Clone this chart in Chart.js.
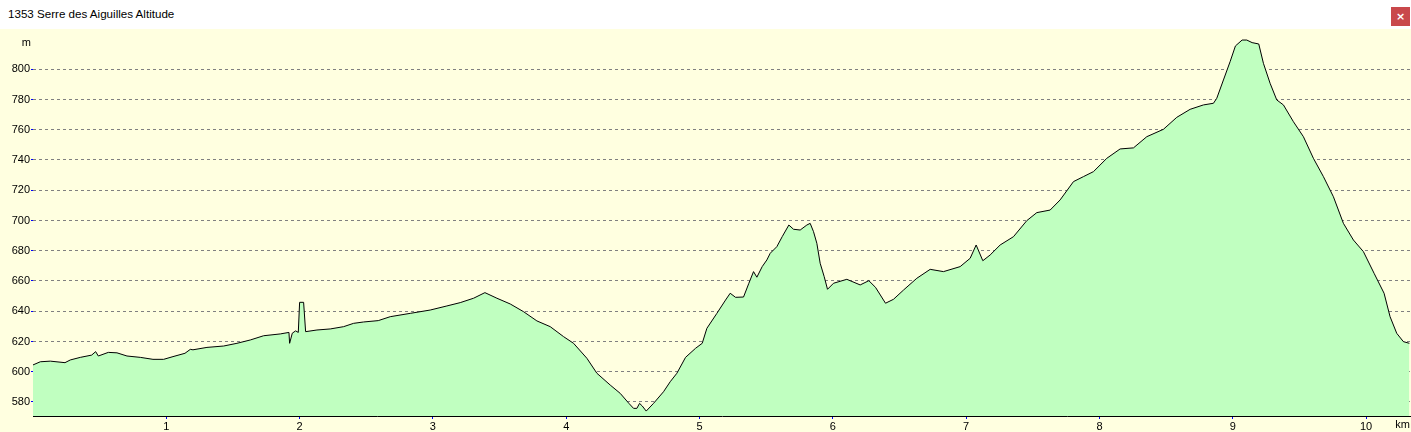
<!DOCTYPE html>
<html>
<head>
<meta charset="utf-8">
<script src="https://cdn.jsdelivr.net/npm/chart.js@4.4.0/dist/chart.umd.min.js"></script>
<style>
  html, body { margin: 0; padding: 0; background: #fff; }
  #wrap { position: relative; width: 1411px; height: 432px; overflow: hidden; }
  #bar { position: absolute; left: 0; top: 0; width: 1411px; height: 29px; background: #fff; }
  #title { position: absolute; left: 8px; top: 7px; font: 11.6px "Liberation Sans", Arial, sans-serif; color: #000; white-space: nowrap; }
  #close { position: absolute; left: 1391px; top: 7px; width: 19px; height: 19px; background: #c9484b; color: #fff; font: bold 11px "DejaVu Sans", sans-serif; text-align: center; line-height: 19px; }
  #plot { position: absolute; left: 0; top: 29px; width: 1411px; height: 403px; background: #ffffe0; }
</style>
</head>
<body>
<div id="wrap">
  <div id="bar">
    <div id="title">1353 Serre des Aiguilles Altitude</div>
    <div id="close">×</div>
  </div>
  <div id="plot"><canvas id="profileChart" width="1411" height="403"></canvas></div>
</div>
<script>
// distance along the track (km) and altitude (m)
const distKm = [
  0.00, 0.055, 0.13, 0.24, 0.28, 0.355, 0.44, 0.47, 0.49, 0.565,
  0.63, 0.705, 0.805, 0.90, 0.98, 1.05, 1.14, 1.18, 1.20, 1.305,
  1.43, 1.53, 1.63, 1.73, 1.855, 1.92, 1.925, 1.945, 1.97, 1.99,
  2.00, 2.03, 2.045, 2.13, 2.23, 2.33, 2.405, 2.48, 2.59, 2.68,
  2.83, 2.98, 3.105, 3.205, 3.305, 3.39, 3.48, 3.58, 3.68, 3.78,
  3.88, 3.98, 4.055, 4.155, 4.23, 4.33, 4.405, 4.47, 4.505, 4.53,
  4.55, 4.57, 4.60, 4.655, 4.73, 4.78, 4.83, 4.895, 4.97, 5.02,
  5.055, 5.13, 5.195, 5.23, 5.27, 5.33, 5.37, 5.405, 5.43, 5.47,
  5.505, 5.53, 5.58, 5.62, 5.67, 5.705, 5.755, 5.805, 5.83, 5.855,
  5.88, 5.905, 5.935, 5.96, 6.005, 6.105, 6.205, 6.27, 6.32, 6.395,
  6.455, 6.53, 6.63, 6.73, 6.83, 6.955, 7.03, 7.075, 7.125, 7.18,
  7.255, 7.355, 7.455, 7.53, 7.63, 7.705, 7.805, 7.88, 7.955, 8.055,
  8.155, 8.255, 8.355, 8.48, 8.58, 8.68, 8.78, 8.855, 8.88, 8.93,
  8.98, 9.02, 9.07, 9.105, 9.145, 9.195, 9.23, 9.28, 9.33, 9.38,
  9.455, 9.53, 9.605, 9.68, 9.755, 9.83, 9.905, 9.98, 10.06, 10.135,
  10.18, 10.23, 10.28, 10.325
];
const altM = [
  604.5, 606.6, 607.0, 606.0, 607.8, 609.5, 611.0, 613.3, 610.4, 612.8,
  612.5, 610.4, 609.5, 608.2, 608.2, 610.0, 612.2, 614.8, 614.5, 616.1,
  617.0, 618.8, 621.0, 623.8, 625.0, 626.0, 618.8, 625.5, 627.0, 626.0,
  645.9, 645.9, 626.5, 627.6, 628.3, 629.8, 632.0, 632.9, 633.8, 636.4,
  638.6, 640.8, 643.5, 645.7, 648.6, 652.3, 648.6, 644.8, 639.7, 633.6,
  629.8, 623.2, 618.8, 608.9, 599.0, 591.2, 585.7, 579.1, 575.8, 575.8,
  579.1, 577.4, 574.0, 579.1, 586.8, 593.4, 599.0, 609.5, 615.5, 618.8,
  628.7, 638.6, 647.4, 651.9, 649.2, 649.4, 658.5, 666.2, 662.5, 669.5,
  673.9, 678.3, 682.7, 689.3, 697.0, 694.2, 693.7, 697.0, 698.1, 692.6,
  684.9, 671.7, 662.9, 654.5, 658.5, 661.1, 657.4, 660.2, 655.8, 645.3,
  647.9, 654.0, 661.8, 667.7, 666.2, 669.5, 675.0, 683.8, 673.4, 677.2,
  683.8, 689.3, 699.9, 705.2, 706.9, 713.6, 725.7, 729.0, 732.3, 741.1,
  747.3, 748.0, 755.4, 760.3, 768.2, 773.5, 776.4, 777.5, 780.8, 792.9,
  805.0, 815.4, 819.3, 819.3, 817.6, 816.7, 803.9, 790.7, 779.7, 776.4,
  765.3, 755.4, 741.1, 729.0, 715.7, 698.1, 687.1, 679.4, 665.1, 651.9,
  636.4, 625.4, 619.9, 618.8
];
const yTicks = [580, 600, 620, 640, 660, 680, 700, 720, 740, 760, 780, 800];
const xTicks = [1, 2, 3, 4, 5, 6, 7, 8, 9, 10];

const tickFont = { family: "Liberation Sans", size: 11 };

const unitLabels = {
    id: "unitLabels",
    afterDraw(chart) {
        const c = chart.ctx;
        c.save();
        c.font = '11px "Liberation Sans"';
        c.fillStyle = "#000";
        c.textBaseline = "middle";
        c.textAlign = "right";
        c.fillText("m", 31, 14);
        c.fillText("km", 1410, 396);
        c.restore();
    }
};

new Chart(document.getElementById("profileChart").getContext("2d"), {
    type: "line",
    data: {
        datasets: [{
            data: distKm.map((d, i) => ({ x: d, y: altM[i] })),
            borderColor: "#000",
            borderWidth: 1,
            backgroundColor: "#c0ffc0",
            fill: "start",
            pointRadius: 0,
            tension: 0
        }]
    },
    options: {
        responsive: false,
        animation: false,
        layout: { padding: 0 },
        plugins: { legend: { display: false }, tooltip: { enabled: false } },
        scales: {
            x: {
                type: "linear",
                min: 0,
                max: 10.337,
                z: 1,
                afterBuildTicks: s => { s.ticks = xTicks.map(v => ({ value: v })) },
                afterFit: s => { s.height = 16; s.paddingLeft = 0; s.paddingRight = 0 },
                grid: { drawOnChartArea: false, drawTicks: true, tickLength: 3, tickColor: "#0000ff", tickWidth: 1 },
                border: { display: true, color: "#000", width: 1 },
                ticks: { color: "#000", font: tickFont, padding: 1, maxRotation: 0, autoSkip: false, callback: v => String(v) }
            },
            y: {
                type: "linear",
                min: 570.74,
                max: 826.6,
                z: 1,
                afterBuildTicks: s => { s.ticks = yTicks.map(v => ({ value: v })) },
                afterFit: s => { s.width = 33; s.paddingTop = 0; s.paddingBottom = 0 },
                grid: { color: "#808080", lineWidth: 1, drawTicks: true, tickLength: 2, tickColor: "#0000ff" },
                border: { display: false, dash: [3, 3] },
                ticks: { color: "#000", font: tickFont, padding: 1, autoSkip: false, callback: v => String(v) }
            }
        }
    },
    plugins: [unitLabels]
});
</script>
</body>
</html>
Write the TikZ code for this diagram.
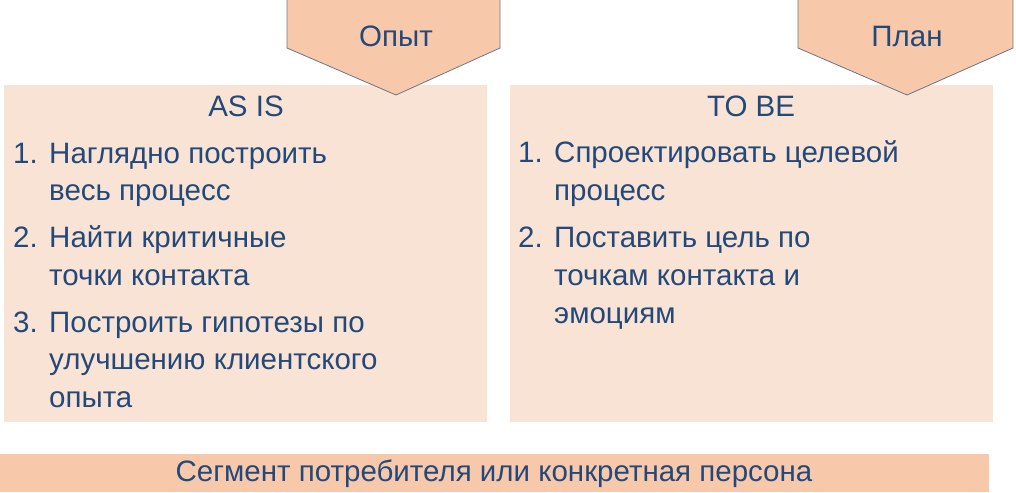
\documentclass[tikz,border=0pt]{standalone}
\usepackage{fontspec}
\setmainfont{Liberation Sans}
\definecolor{txtblue}{HTML}{23497A}
\definecolor{lightpeach}{HTML}{F9E3D5}
\definecolor{peach}{HTML}{F7C9AA}
\definecolor{edgegray}{HTML}{6F7480}
\tikzset{
  panel/.style={fill=lightpeach,draw=none},
  banner/.style={fill=peach,draw=none},
  head/.style={text=txtblue,font=\fontsize{29.5}{32}\selectfont,inner sep=0pt,anchor=base},
  item/.style={text=txtblue,font=\fontsize{29.5}{32}\selectfont,inner sep=0pt,anchor=base west},
}
\begin{document}
\begin{tikzpicture}[x=1pt,y=-1pt]
  \useasboundingbox (0,0) rectangle (1016,492);

  %panels
  \draw[panel] (4,85) rectangle (487,422);
  \draw[panel] (510,85) rectangle (993,422);
  %bottom bar
  \draw[banner] (0,454) rectangle (989,492);

  %arrows on top
  \fill[peach] (287,0) -- (287,48) -- (396,95) -- (500,48) -- (500,0) -- cycle;
  \draw[edgegray,line width=0.8pt] (287,0) -- (287,48) -- (396,95) -- (500,48) -- (500,0);
  \fill[peach] (798,0) -- (798,48) -- (907,95) -- (1013,48) -- (1013,0) -- cycle;
  \draw[edgegray,line width=0.8pt] (798,0) -- (798,48) -- (907,95) -- (1013,48) -- (1013,0);

  \node[head] (opyt) at (396,47) {Опыт};
  \node[head] (plan) at (907,47) {План};

  % left panel
  \node[head] (asis) at (246,117) {AS IS};
  \node[item] (l1n) at (13,163) {1.};
  \node[item] (l1a) at (49,163) {Наглядно построить};
  \node[item] (l1b) at (49,200) {весь процесс};
  \node[item] (l2n) at (13,247) {2.};
  \node[item] (l2a) at (49,247) {Найти критичные};
  \node[item] (l2b) at (49,285) {точки контакта};
  \node[item] (l3n) at (13,332) {3.};
  \node[item] (l3a) at (49,332) {Построить гипотезы по};
  \node[item] (l3b) at (49,369) {улучшению клиентского};
  \node[item] (l3c) at (49,407) {опыта};

  % right panel
  \node[head] (tobe) at (751,117) {TO BE};
  \node[item] (r1n) at (518,162) {1.};
  \node[item] (r1a) at (554,162) {Спроектировать целевой};
  \node[item] (r1b) at (554,200) {процесс};
  \node[item] (r2n) at (518,247) {2.};
  \node[item] (r2a) at (554,247) {Поставить цель по};
  \node[item] (r2b) at (554,285) {точкам контакта и};
  \node[item] (r2c) at (554,323) {эмоциям};

  \node[head] (segment) at (494,481) {Сегмент потребителя или конкретная персона};
\end{tikzpicture}
\end{document}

□ □ □ □ □ □ □

● Written task:
Locate all lines that include the word "this" and copy them out.

● Task output:
Clone this chart in Chart.js.
Write the TikZ code for this diagram.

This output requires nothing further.